Misfit Strain-Temperature Phase Diagram of Ferroelectric BaTiO3/SrTiO3 Superlattices

Scott T. Anderson, Boise State University


Thin films of ferroelectric barium titanate (BaTiO3) and strontium titanate (SrTiO3) [(BaTiO3)8(SrTiO3)4]x40 superlattice structures are epitaxially grown on novel rare-earth scandate substrates in order to induce a systematically varied strain in the superlattice. Strained thin-film superlattices exhibit phase transition temperatures that differ from the same materials in their bulk form. A thorough understanding of the misfit strain-temperature phase diagram is needed to engineer the material parameters and physical properties of these superlattices.
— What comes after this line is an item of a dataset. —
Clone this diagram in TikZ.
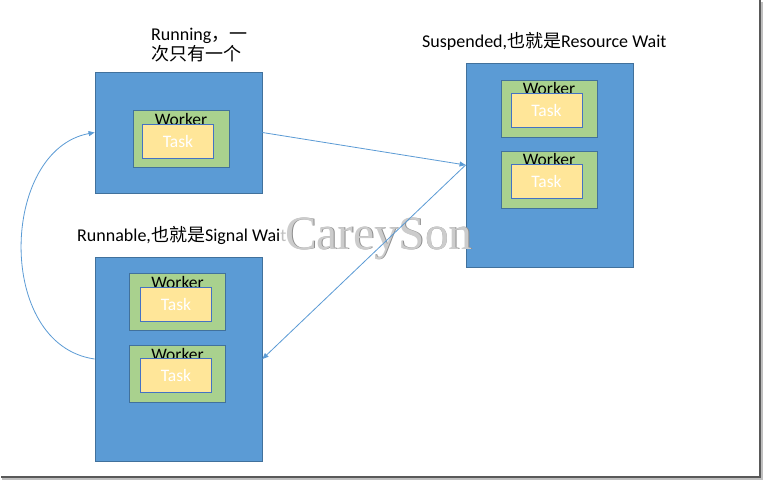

Ultraviolet Raman spectroscopy, transmission electron microscopy, and x-ray diffraction are utilized to develop a misfit strain-temperature phase diagram for BaTiO3/ SrTiO3 superlattices. Results indicate that the superlattices experience strain- and temperature-dependent phase transitions from rhombohedral-like phases to tetragonal or orthorhombic-like phases and then again to paraelectric cubic phases. Once the misfit strain-temperature relationship is understood, phases of the superlattices can be engineered based on the chosen substrate, the film thickness, and number of layers in a superlattice.